LP OCR.py - haltosan/RA-python-tools GitHub Wiki

Layout Parser

This uses a model trained to find distinct regions within a page and run OCR on each region. Region detection is used to improve OCR performance as well as deal with more complicated data and parsing it (tables, parallel columns of text, etc.). This page is documentation for the script LP-OCR.py.

Here is a link to a colab that does layout parsing, ocr, and retraining if you need another example of it.

Prerequisites

These lines should get all requirements that aren't already on the system.

pip install layoutparser torchvision && pip install "git+https://github.com/facebookresearch/[email protected]#egg=detectron2"
pip install "layoutparser[ocr]"
sudo apt install tesseract-ocr
pip install pytesseract

GPU is required for any retraining.

Usage

python LP-OCR.py [options] pdfDirectory pdfName startPage endPage model
  Options: (assume opposite behavior is default)
     --delImages | -d      delete images after running (aka don't keep a cache) 
     --cache     | -c      use an existing image cache
     --imageOnly | -i      only create images from pdf, don't do ocr

 acceptable values for model:
     [directory containing model_final.pth and config.yaml]
     prima      prima layout, good for general use
     lsr        trained pubLayout for land patent records
option description
pdfDirectory the directory you want the script to run in
pdfName the name of the pdf; please make sure this doesn't navigate any directories (like Documents/file.pdf), just the pdf name
startPage page to start with
endPage page to end on (inclusive)
model which model to use to parse out the text regions
delImages during run time, images of each page of the pdf will be created; if this flag is set, those images will be deleted
cache creating images from the pdf can take a while. If these pictures are kept, more runs on the same document will be faster. -c ensures these existing images are used to speed up the program
imageOnly exits as soon as images from the pdf are created; this option will not do any ocr

There is a hidden option -o which was made for a specific project. If set, the only command line arguments are as follows:

python LP-OCR.py -o imageDirectory model

All images in the imageDirectory will then be transcribed into one text file called 'output.txt'. model has the same expected values.


Models

Current selections

There are currently 2 models to pick from: prima and customPubLayout.

  • prima: This is the PrimaLayout that came with the pretrained model zoo with layout parser. This does a decent job at most layouts.
  • customPubLayout: This is a retrained version of the PubLayNet model that came with the layout parser pretrained zoo. It was trained on the land records.

Custom models

To use a different model, the only required files are model_final.pth and config.yaml. The config file is specific to layout parser, see layout parser website for getting a valid config file. See the later sections on retraining an existing model.
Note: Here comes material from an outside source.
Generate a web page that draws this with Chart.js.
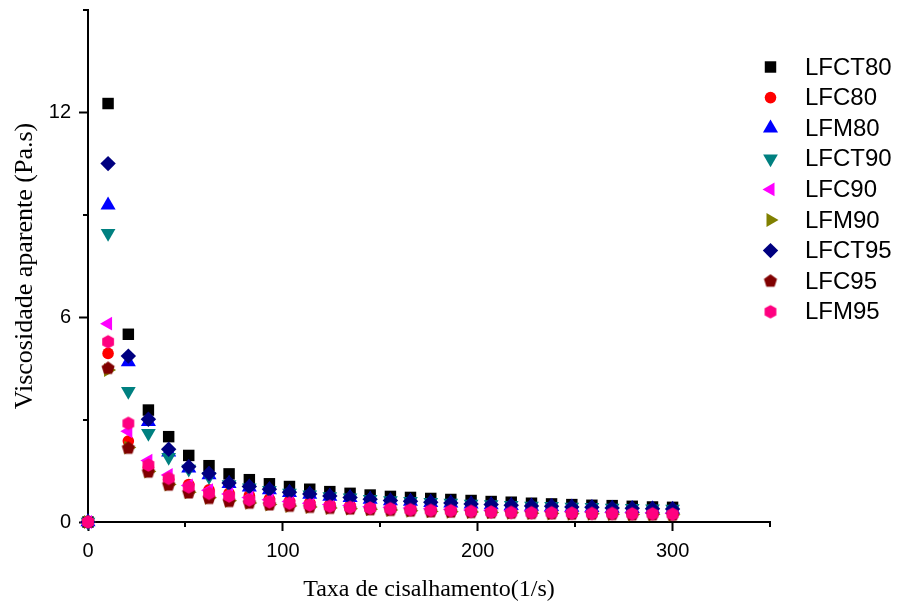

Both the model_final.pth and config.yaml need to be in the same directory if you are using the command line arguments.

Debugging

Here are some issues that may arise and the fixes that are recommended:

Model Retraining

For a detectron2 training tutorial, see this colab.

You'll need the following git repo to have a config file that works in the next stages. Here's an example of the next stages with some explanations to help supplement the documentation already on the github page.

git clone https://github.com/Layout-Parser/layout-model-training.git
cd layout-model-training
python tools/train_net.py --dataset_name "lsr" --json_annotation_train "/content/training/coco.json" --image_path_train "/content/training" --config-file "/content/layout-model-training/pubLay.yml" MODEL.WEIGHTS "/content/layout-model-training/pubLay.pth" OUTPUT_DIR "/content/out" SOLVER.MAX_ITER 300 SOLVER.IMS_PER_BATCH 2 SOLVER.BASE_LR 0.00025 MODEL.ROI_HEADS.BATCH_SIZE_PER_IMAGE 128 MODEL.ROI_HEADS.NUM_CLASSES 1

train_net.py has 2 different types of arguments: script specific and detectron2 specific arguments. See the github project for documentation on any argument starting with -- while all other arguments (in all caps) are detectron2 arguments. The --json_annotation_train argument is expecting a json file that follows the coco dataset format. The config files can be found in the layout parser pretrained zoo. No clear documentation exists on how to get a config file for other models.

After training is done, there should be model_final.pth and config.yaml files near the working directory. These are the same files that are required for a custom model in the ocr script.